Small Iowa LEC Goes After Cable Franchise

A small, rural phone company wants to be the next
local-exchange carrier to get into the Iowa cable business, continuing a trend that is
gaining momentum statewide.

The board of directors of Wellman Cooperative Telephone Co.
voted recently to pursue a cable franchise that would allow the company to compete against
Triax Cablevision in Wellman, a community of 1,125 residents in southeast Iowa.

"It's really in the beginning stages, but we will
be applying for a franchise," general manager Jayne Hochstedler said.

For Triax, competition comes at a time when the city has
refused to grant the MSO an extension of its franchise. City officials are also preparing
to unveil a survey that found that local residents were disenchanted with their existing
service.

"We've had poor service, poor telephone-response
time and a lot of service outages," city clerk Donna Wade said.

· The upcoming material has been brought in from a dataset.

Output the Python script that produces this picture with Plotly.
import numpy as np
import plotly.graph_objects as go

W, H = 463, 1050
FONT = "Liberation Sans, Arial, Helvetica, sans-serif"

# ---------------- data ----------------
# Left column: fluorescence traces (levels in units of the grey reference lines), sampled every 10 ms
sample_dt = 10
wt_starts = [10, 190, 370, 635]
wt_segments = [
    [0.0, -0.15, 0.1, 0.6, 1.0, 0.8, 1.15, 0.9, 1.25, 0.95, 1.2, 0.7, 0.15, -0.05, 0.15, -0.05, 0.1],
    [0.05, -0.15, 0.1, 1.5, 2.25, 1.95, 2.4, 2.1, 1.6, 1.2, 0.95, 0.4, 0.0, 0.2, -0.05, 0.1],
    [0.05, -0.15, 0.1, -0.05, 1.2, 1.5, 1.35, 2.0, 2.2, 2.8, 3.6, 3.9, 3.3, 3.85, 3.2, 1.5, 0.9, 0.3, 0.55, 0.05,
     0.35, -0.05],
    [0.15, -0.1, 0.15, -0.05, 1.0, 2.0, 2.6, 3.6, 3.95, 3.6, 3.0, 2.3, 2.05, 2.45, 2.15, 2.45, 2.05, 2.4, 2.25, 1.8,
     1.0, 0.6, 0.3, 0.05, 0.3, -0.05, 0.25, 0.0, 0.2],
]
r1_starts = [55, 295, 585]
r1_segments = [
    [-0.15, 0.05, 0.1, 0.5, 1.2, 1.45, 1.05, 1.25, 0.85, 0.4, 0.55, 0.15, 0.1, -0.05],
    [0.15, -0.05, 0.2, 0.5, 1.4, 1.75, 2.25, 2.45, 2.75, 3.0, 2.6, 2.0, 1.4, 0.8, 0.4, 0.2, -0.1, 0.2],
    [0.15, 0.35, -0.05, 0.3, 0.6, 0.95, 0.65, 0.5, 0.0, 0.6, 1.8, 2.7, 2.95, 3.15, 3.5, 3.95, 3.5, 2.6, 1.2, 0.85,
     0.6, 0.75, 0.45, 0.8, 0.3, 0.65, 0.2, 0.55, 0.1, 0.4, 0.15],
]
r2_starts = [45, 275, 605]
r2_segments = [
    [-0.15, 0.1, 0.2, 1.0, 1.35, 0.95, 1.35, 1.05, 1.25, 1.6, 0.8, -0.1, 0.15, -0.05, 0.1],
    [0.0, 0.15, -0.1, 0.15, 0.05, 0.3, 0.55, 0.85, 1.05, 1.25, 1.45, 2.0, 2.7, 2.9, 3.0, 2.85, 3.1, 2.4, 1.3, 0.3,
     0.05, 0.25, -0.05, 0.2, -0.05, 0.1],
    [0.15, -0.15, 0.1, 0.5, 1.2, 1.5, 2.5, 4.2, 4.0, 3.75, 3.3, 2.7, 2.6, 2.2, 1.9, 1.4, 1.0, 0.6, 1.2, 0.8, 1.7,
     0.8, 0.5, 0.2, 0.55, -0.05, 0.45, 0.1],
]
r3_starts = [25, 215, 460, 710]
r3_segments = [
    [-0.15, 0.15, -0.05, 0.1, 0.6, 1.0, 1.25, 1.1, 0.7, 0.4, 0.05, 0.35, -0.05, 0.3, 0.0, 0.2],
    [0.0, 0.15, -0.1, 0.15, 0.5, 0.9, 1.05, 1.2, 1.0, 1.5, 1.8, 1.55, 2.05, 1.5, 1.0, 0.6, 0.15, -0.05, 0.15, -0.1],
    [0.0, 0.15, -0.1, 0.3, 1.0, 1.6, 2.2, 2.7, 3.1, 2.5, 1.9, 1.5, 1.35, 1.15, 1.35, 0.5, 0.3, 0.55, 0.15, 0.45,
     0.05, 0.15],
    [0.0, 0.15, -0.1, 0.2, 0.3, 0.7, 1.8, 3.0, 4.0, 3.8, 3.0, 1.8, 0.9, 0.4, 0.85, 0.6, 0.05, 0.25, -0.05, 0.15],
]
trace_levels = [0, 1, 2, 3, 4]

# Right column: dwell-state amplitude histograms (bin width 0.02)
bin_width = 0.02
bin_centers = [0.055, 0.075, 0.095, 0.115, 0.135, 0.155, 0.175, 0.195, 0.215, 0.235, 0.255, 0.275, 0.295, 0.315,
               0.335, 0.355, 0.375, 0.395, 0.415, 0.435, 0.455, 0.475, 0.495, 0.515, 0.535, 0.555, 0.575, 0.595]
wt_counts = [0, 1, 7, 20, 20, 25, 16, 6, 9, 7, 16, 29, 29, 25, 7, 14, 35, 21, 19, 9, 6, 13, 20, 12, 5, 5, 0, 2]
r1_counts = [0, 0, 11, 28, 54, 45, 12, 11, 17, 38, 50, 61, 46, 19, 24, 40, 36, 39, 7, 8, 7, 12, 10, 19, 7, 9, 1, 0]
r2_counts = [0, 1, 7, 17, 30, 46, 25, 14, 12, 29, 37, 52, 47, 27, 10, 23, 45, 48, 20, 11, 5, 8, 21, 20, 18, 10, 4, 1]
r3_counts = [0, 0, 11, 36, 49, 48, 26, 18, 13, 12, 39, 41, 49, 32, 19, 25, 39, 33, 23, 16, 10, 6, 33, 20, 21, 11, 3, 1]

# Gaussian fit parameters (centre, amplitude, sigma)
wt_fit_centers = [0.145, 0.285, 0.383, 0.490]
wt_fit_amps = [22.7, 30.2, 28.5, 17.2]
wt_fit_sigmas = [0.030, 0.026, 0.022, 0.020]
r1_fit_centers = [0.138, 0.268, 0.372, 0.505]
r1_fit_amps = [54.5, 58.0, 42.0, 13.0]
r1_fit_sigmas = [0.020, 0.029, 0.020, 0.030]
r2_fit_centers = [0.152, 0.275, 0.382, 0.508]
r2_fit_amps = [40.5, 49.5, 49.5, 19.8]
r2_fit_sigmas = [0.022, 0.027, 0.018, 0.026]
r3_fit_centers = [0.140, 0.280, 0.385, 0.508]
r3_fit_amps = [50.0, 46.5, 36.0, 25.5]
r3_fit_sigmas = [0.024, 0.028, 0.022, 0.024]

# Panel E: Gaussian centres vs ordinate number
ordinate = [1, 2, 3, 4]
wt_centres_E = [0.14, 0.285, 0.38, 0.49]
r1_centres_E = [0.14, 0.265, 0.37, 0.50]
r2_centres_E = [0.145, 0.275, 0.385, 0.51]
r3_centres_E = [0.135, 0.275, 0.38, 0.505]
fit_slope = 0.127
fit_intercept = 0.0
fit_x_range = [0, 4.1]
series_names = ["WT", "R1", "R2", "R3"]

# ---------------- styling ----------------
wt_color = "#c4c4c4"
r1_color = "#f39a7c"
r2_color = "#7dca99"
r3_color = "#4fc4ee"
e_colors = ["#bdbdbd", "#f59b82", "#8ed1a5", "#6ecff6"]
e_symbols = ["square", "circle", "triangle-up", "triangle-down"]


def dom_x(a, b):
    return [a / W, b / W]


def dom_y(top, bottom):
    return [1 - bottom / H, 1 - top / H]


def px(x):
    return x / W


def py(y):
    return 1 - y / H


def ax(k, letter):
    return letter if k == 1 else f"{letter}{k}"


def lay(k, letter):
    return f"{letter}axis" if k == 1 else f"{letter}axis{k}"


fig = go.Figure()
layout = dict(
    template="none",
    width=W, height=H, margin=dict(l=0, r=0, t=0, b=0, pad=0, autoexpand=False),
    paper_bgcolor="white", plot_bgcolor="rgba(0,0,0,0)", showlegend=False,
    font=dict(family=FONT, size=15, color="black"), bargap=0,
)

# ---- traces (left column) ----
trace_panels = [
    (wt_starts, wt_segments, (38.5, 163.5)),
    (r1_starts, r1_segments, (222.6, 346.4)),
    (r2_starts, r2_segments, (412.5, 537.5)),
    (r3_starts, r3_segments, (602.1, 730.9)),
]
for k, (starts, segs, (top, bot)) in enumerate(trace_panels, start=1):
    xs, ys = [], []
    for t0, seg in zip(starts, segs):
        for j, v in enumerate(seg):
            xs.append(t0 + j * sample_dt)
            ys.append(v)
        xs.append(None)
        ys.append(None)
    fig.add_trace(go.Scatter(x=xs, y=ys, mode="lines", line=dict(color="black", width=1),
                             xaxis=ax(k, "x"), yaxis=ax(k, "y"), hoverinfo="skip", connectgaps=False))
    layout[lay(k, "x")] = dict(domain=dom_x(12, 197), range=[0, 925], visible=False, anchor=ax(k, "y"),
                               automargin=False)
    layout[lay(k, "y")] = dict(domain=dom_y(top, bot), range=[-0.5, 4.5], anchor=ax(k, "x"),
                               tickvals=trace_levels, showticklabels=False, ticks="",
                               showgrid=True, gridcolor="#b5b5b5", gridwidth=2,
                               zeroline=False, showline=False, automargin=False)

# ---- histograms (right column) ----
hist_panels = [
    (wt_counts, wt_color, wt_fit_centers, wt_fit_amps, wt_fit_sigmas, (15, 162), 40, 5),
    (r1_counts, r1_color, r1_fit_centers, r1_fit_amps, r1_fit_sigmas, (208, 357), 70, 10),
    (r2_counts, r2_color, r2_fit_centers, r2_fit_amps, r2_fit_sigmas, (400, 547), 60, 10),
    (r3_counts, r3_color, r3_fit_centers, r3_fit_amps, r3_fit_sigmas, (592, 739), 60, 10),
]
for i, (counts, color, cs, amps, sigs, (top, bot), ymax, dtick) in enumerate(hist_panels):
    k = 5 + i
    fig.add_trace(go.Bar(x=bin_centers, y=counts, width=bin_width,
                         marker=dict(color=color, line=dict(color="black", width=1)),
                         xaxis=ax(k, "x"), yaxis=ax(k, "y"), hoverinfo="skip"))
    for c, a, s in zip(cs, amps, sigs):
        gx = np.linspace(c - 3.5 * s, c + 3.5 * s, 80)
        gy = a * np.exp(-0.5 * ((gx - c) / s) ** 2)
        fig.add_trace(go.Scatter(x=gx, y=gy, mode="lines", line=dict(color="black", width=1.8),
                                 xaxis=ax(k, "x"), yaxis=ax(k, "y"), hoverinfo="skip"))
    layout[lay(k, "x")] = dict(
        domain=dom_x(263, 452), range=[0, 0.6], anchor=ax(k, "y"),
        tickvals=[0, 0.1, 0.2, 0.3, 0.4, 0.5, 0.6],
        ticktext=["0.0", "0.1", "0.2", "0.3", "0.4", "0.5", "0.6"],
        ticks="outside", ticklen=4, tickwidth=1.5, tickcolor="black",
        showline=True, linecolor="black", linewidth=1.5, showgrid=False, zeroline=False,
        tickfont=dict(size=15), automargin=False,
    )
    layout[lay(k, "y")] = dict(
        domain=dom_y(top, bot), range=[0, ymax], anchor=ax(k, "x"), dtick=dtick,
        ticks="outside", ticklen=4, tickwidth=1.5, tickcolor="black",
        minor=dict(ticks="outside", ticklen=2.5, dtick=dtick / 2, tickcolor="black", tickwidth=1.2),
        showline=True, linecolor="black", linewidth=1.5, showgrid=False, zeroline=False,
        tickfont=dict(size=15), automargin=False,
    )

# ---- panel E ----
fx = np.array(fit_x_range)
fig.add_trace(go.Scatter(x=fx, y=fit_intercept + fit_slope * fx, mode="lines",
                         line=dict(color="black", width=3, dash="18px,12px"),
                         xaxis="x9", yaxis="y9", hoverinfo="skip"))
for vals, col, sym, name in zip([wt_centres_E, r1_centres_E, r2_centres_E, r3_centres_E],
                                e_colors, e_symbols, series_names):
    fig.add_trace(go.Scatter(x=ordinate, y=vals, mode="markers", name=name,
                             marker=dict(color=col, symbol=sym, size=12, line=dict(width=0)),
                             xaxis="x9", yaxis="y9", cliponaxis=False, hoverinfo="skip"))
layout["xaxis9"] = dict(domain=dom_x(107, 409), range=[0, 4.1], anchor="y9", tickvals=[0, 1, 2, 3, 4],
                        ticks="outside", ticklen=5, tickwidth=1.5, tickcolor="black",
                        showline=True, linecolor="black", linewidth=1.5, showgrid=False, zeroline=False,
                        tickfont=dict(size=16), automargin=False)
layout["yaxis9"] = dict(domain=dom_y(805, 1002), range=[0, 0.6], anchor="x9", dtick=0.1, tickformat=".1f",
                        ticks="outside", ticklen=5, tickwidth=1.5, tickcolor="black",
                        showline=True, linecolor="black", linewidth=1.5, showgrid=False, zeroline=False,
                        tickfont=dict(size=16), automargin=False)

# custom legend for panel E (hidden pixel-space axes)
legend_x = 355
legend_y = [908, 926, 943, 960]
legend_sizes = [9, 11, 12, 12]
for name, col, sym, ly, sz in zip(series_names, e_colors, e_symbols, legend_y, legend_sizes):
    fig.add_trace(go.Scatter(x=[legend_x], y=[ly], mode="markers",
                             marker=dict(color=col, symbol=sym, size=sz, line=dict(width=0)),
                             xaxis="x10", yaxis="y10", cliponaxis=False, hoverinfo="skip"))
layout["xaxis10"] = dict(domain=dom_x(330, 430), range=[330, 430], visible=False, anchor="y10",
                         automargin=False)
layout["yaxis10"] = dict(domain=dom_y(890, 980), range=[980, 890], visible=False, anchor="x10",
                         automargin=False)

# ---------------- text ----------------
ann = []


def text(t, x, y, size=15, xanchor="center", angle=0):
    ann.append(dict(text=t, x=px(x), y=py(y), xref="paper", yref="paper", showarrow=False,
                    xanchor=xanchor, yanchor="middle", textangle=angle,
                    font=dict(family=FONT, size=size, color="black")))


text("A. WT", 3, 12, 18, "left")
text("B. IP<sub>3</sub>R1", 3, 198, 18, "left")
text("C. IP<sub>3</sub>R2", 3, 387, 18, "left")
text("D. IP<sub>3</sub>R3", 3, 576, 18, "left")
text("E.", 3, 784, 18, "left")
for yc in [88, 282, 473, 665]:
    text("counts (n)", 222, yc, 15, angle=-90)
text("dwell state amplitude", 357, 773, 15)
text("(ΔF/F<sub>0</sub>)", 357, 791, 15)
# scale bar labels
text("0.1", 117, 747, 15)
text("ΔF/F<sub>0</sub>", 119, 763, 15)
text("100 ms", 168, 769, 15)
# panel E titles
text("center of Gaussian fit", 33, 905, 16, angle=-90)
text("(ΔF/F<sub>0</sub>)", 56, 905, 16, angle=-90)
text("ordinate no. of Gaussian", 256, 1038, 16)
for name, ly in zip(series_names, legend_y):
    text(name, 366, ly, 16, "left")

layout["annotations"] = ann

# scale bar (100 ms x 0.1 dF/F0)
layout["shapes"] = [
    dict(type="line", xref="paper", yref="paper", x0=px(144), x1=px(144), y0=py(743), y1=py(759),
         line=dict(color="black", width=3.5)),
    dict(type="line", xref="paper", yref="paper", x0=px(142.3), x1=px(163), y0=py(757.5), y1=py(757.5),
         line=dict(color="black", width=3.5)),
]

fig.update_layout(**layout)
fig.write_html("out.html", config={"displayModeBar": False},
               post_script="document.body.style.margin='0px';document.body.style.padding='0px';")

Pat Callahan, president of Municipal & County
Management Services, a local consulting firm that represented the city in franchise
negotiations, said WCTC has shown its interest in the local market by asking for copies of
the city's telecommunications-needs assessment and its new-franchise regulatory
ordinance.

"I'd say that they're interested. And I
would think that the city would be interested in talking to them," he said.
"That's what Congress intended when it passed the 1996 Telecommunications
Act."

Callahan said WCTC will likely want to have its franchise
in hand by year's end in order to begin construction after the weather improves
sometime next year.

Triax spokesman Tom Bordwell conceded that Iowa has become
"a hotbed" for local telcos wanting to get into the cable business as a way of
cashing in on deregulation.

"It's like the shakedown that the cable industry
went through," he said. "They want to keep growing before somebody else sweeps
by and eats them up."

WCTC's interest in the cable business is nothing new
among small Iowa telephone operators.

According to the Iowa Telephone Association, out of 158
LECs in Iowa, it's estimated that 70 independent and rural co-ops are already
offering cable to 120 communities in the state.

Many are located in rural communities that cable never
reached, while others are simply looking to capitalize on the benefits of bundling video
with existing telephone service, thereby enticing local subscribers away from incumbents
like Triax.

Wellman is the latest LEC to take on Triax in Iowa.

Montezuma Telephone Co. currently offers cable in Montezuma
and neighboring Lake Ponderosa -- communities where it claims that most of its 700 cable
customers have come at Triax's expense.